A Contract for Sale is one of the most important documents in the process of selling your home. The Contract for Sale outlines the terms and conditions set between the purchaser and the seller. Before you or any agent markets your property, a ‘Contract for Sale’ must be made available to any prospective buyers. Not having a Contact for Sale is an offence under NSW law and can result in heavy fines.

What is included within a Contract for Sale?

Each Contract for Sale must state the following:

  • 1. The names of the vendor and purchaser;

  • 2. The property’s address;

  • 3. The property’s sale price;

  • 4. The date of the property’s settlement;

  • 5. The amount of deposit that must be paid;

  • 6. Any personal property that the vendor include within the sale;

  • 7. Financing information and additional building inspections; and

  • 8. Whether the property will be subject to a lease or available as a vacant possession.
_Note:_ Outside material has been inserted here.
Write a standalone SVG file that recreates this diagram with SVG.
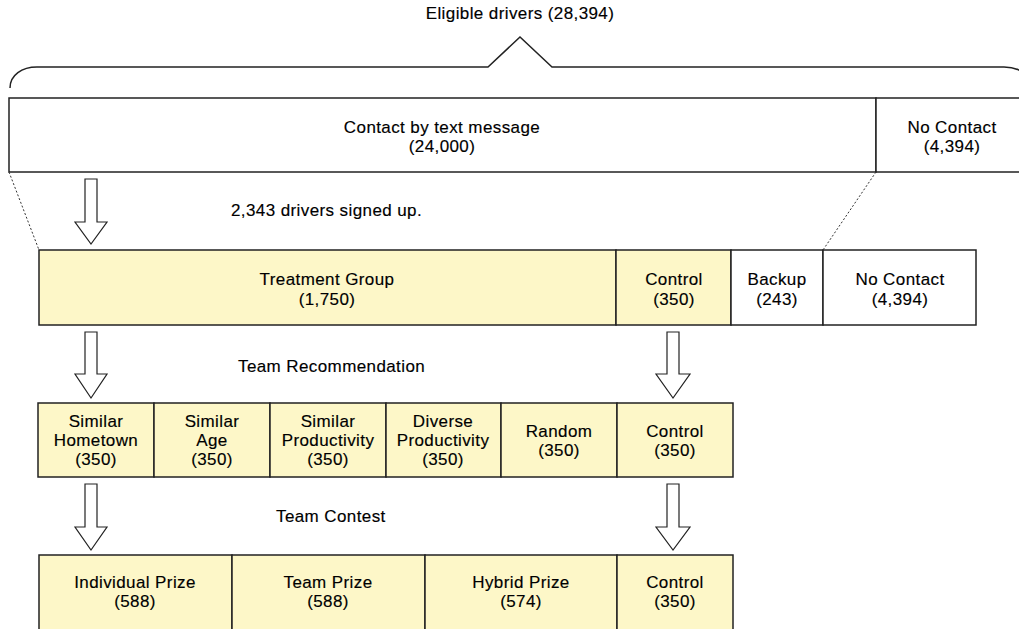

2014 edition of Contract for Sale

On 17 November 2014 the Real Estate Institute of NSW and the Law Society of NSW issued the 2014 edition of the Contract for Sale. Contracts for Sale using the previous 2005 edition remain acceptable, although usage of the old edition is becoming less common.

sale of land contract

What is included within a Contract for Sale?

It is imperative that the seller include certain information about the property within the Contract for Sale. This is known as “Vendor Disclosure Requirements”.

Common inclusions with contract for sale

Common documents which are often included within a Contract of Sale are:

  • 1. Drainage Diagram - this outlines the area of the property’s sewer lines

  • 2. Certificate of Title
  • -showing and confirming that you own the property

  • 3. Zoning Certificate (Section 149 Certificate) - a document which council issue to outline the zoning of the property, planning controls and other property issues such as land contamination


Exchanging the Contract for Sale

The first steps of exchange are that each party understand the contract thoroughly and clearly. The purchaser will generally sign the contact first, followed by the vendor. Note: the buyer or seller are not legally bound until signed copies of the contract have been exchanged. The buyer will often be given the benefit of a cooling-off period, which is usually five working days (this can be extended). A cooling off period allows the buyer to withdraw from the sale with limited penalty.
Note: There is no cooling-off period for the seller.